# Why it is important to use electrical tape



## ajslands (Sep 3, 2009)

So today I had to fix one of my strobes, and taped it all up and everything . And about 5 hours later decided to wash my truck, I took a nap so I kinda forgot that I had fixed it. So went to wash my truck and When I was finished I turn them on, and when driving out of bay they start flashing weird (out of pattern). So I go get diesel and take tape off and let it dry a little, so I drive Down the road and it starts working again. And I was  ... So gotta tape it up realy good


----------



## JohnnyU (Nov 21, 2002)

http://www.buyheatshrink.com/


----------



## ajslands (Sep 3, 2009)

Then I gotta go pay 40$ for a heat gun. But thanks for the site


----------



## thesnowman269 (Nov 7, 2009)

ajslands;1007051 said:


> Then I gotta go pay 40$ for a heat gun. But thanks for the site


Cough harbor frieght cough (if they have one buy you)


----------



## JohnnyU (Nov 21, 2002)

A cigarette lighter works also.


----------



## ajslands (Sep 3, 2009)

Cough cough I will wann use it more than once cough grunt....


----------



## thesnowman269 (Nov 7, 2009)

ajslands;1007055 said:


> Cough cough I will wann use it more than once cough grunt....


:laughing::laughing:


----------



## Milwaukee (Dec 28, 2007)

It worth it to have.

We have heat gun and tons of heat shrink. It do much better than that electric tape.


----------



## Mr.Markus (Jan 7, 2010)

JohnnyU;1007054 said:


> A cigarette lighter works also.


I have a little $5 pocket torch. I used heat shrink to fix a hole in my washer fluid hose 2 years ago (temporarily) and it's still holding.


----------



## ultimate plow (Jul 2, 2002)

electrical tape will work for a bit. 6 months later your lights wont work. Heat shrink!

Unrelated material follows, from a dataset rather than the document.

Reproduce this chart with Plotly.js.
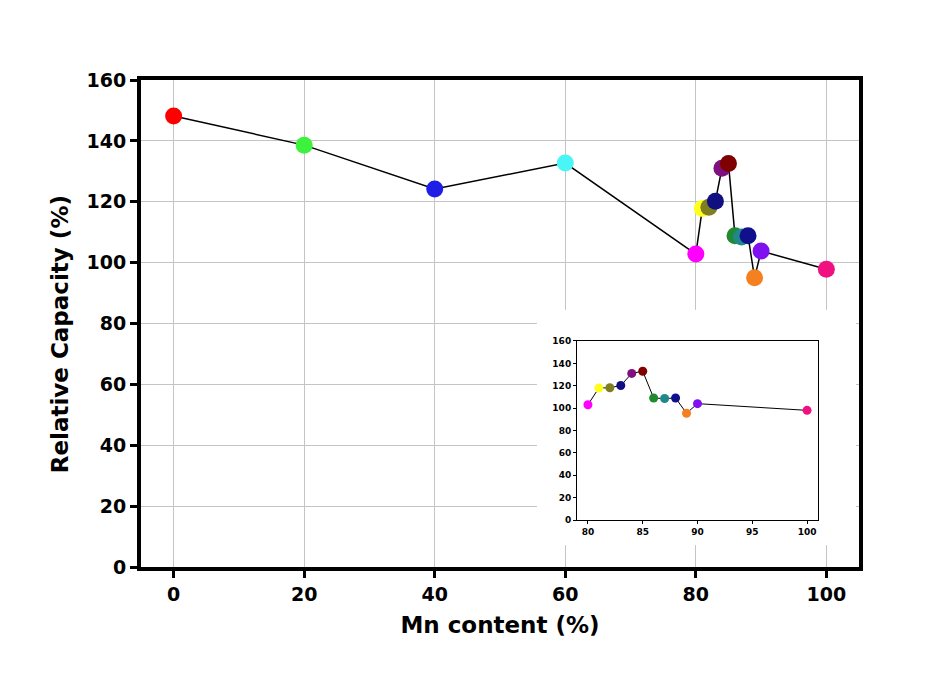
<!DOCTYPE html>
<html>
<head>
<meta charset="utf-8">
<script src="https://cdn.plot.ly/plotly-3.0.1.min.js"></script>
<style>html,body{margin:0;padding:0;background:#fff;}#chart{width:937px;height:681px;}</style>
</head>
<body>
<div id="chart"></div>
<script>
// Main series
const mnContent = [0, 20, 40, 60, 80, 81, 82, 83, 84, 85, 86, 87, 88, 89, 90, 100];
const relCapacity = [148.2, 138.6, 124.2, 132.7, 102.8, 117.8, 118.2, 120.2, 131, 132.6, 108.8, 108.4, 108.8, 95, 103.8, 97.8];
const pointColors = ['#ff0000', '#3cf23c', '#1e1ee6', '#4af5f5', '#ff00ff', '#ffff1e', '#7f7f20', '#101080', '#80107f', '#7f0000', '#208a30', '#208888', '#10108c', '#f58020', '#7f10f0', '#f0107f'];

// Inset series (Mn >= 80 %)
const insetX = [80, 81, 82, 83, 84, 85, 86, 87, 88, 89, 90, 100];
const insetY = [103, 118, 118.2, 120.2, 131, 133, 109, 108.6, 109, 95.4, 104, 98];
const insetColors = pointColors.slice(4);

const yTicks = [0, 20, 40, 60, 80, 100, 120, 140, 160];
const xTicks = [0, 20, 40, 60, 80, 100];
const insetXTicks = [80, 85, 90, 95, 100];

const xTitle = 'Mn content (%)';
const yTitle = 'Relative Capacity (%)';

const F = 'DejaVu Sans, Verdana, sans-serif';

const traces = [
  {
    x: mnContent, y: relCapacity, xaxis: 'x', yaxis: 'y',
    type: 'scatter', mode: 'lines+markers',
    line: {color: '#000', width: 1.5},
    marker: {size: 17, color: pointColors, line: {width: 0}},
    hoverinfo: 'skip', showlegend: false
  },
  {
    x: [], y: [], xaxis: 'x2', yaxis: 'y2', type: 'scatter', mode: 'markers',
    hoverinfo: 'skip', showlegend: false
  },
  {
    x: insetX, y: insetY, xaxis: 'x3', yaxis: 'y3',
    type: 'scatter', mode: 'lines+markers',
    line: {color: '#000', width: 1},
    marker: {size: 9, color: insetColors, line: {width: 0}},
    hoverinfo: 'skip', showlegend: false
  }
];

const layout = {
  width: 937, height: 681,
  margin: {l: 141, r: 78, t: 80, b: 114},
  paper_bgcolor: '#fff', plot_bgcolor: '#fff',
  showlegend: false,
  xaxis: {
    domain: [0, 1], range: [-5, 105],
    tickvals: xTicks, ticktext: xTicks.map(String),
    showgrid: true, gridcolor: '#c4c4c4', gridwidth: 1, zeroline: false,
    showline: true, linecolor: '#000', linewidth: 4, mirror: true,
    ticks: 'outside', ticklen: 7, tickwidth: 3, tickcolor: '#000',
    tickfont: {family: F, size: 19, weight: 'bold', color: '#000'},
    title: {text: xTitle, font: {family: F, size: 23, weight: 'bold', color: '#000'}, standoff: 14}
  },
  yaxis: {
    domain: [0, 1], range: [0, 160],
    tickvals: yTicks, ticktext: yTicks.map(String),
    showgrid: true, gridcolor: '#c4c4c4', gridwidth: 1, zeroline: false,
    showline: true, linecolor: '#000', linewidth: 4, mirror: true,
    ticks: 'outside', ticklen: 7, tickwidth: 3, tickcolor: '#000',
    tickfont: {family: F, size: 19, weight: 'bold', color: '#000'}
  },
  annotations: [{
    text: yTitle, xref: 'paper', yref: 'paper', x: -0.1128, y: 0.478,
    xanchor: 'center', yanchor: 'middle', textangle: -90, showarrow: false,
    font: {family: F, size: 23, weight: 'bold', color: '#000'}
  }],
  // white cover behind the inset
  xaxis2: {domain: [0.5515, 0.9958], range: [0, 1], visible: false, anchor: 'y2', fixedrange: true},
  yaxis2: {domain: [0.045, 0.528], range: [0, 1], visible: false, anchor: 'x2', fixedrange: true},
  // inset
  xaxis3: {
    domain: [0.6072, 0.9429], range: [79, 101], anchor: 'y3',
    tickvals: insetXTicks, ticktext: insetXTicks.map(String),
    showgrid: false, zeroline: false,
    showline: true, linecolor: '#000', linewidth: 1, mirror: true,
    ticks: 'outside', ticklen: 3, tickwidth: 1, tickcolor: '#000',
    tickfont: {family: F, size: 9, weight: 'bold', color: '#000'}
  },
  yaxis3: {
    domain: [0.0965, 0.4641], range: [0, 160], anchor: 'x3',
    tickvals: yTicks, ticktext: yTicks.map(String),
    showgrid: false, zeroline: false,
    showline: true, linecolor: '#000', linewidth: 1, mirror: true,
    ticks: 'outside', ticklen: 3, tickwidth: 1, tickcolor: '#000',
    tickfont: {family: F, size: 9, weight: 'bold', color: '#000'}
  }
};

Plotly.newPlot('chart', traces, layout, {staticPlot: true, displayModeBar: false});
</script>
</body>
</html>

Hell you can use a lighter


----------



## creativedesigns (Sep 24, 2007)

Heat shrink tubing is by far the best tight sealed casing you can install on wire hook-ups. I use a mini blu-flame torch from Blue-Point. Don't use a lighter, the flame ain't hot enuf.


----------



## Cooter24 (Nov 13, 2007)

Get the stuff with glue inside. That is the best.


----------



## flykelley (Dec 29, 2003)

Hi AJ
Man do it once with heat shrink, the good stuff with the glue in it, you can use almost any source of heat, pencil torch, lighter, hair dryer, but using electrical tape is a NO,NO. It will not work, you will get water corrosion and then lights don't go blink blink anymore. Do it right the first time and you will not have any issue's.

Regards Mike


----------



## dellwas (Oct 16, 2005)

Never used one with heat shrink. I use a match, propane torch, or electric soldering gun/iron. Works fine as long as you move quickly.



ajslands;1007051 said:


> Then I gotta go pay 40$ for a heat gun. But thanks for the site


----------



## Hubjeep (Jan 9, 2002)

JohnnyU;1007054 said:


> A cigarette lighter works also.


I had a cig lighter in my shrink wrap box for years, then picked up a $20 heat gun at Home Depot.

Oops, it went up to $23
http://www.homedepot.com/h_d1/N-5yc...splay?langId=-1&storeId=10051&catalogId=10053


----------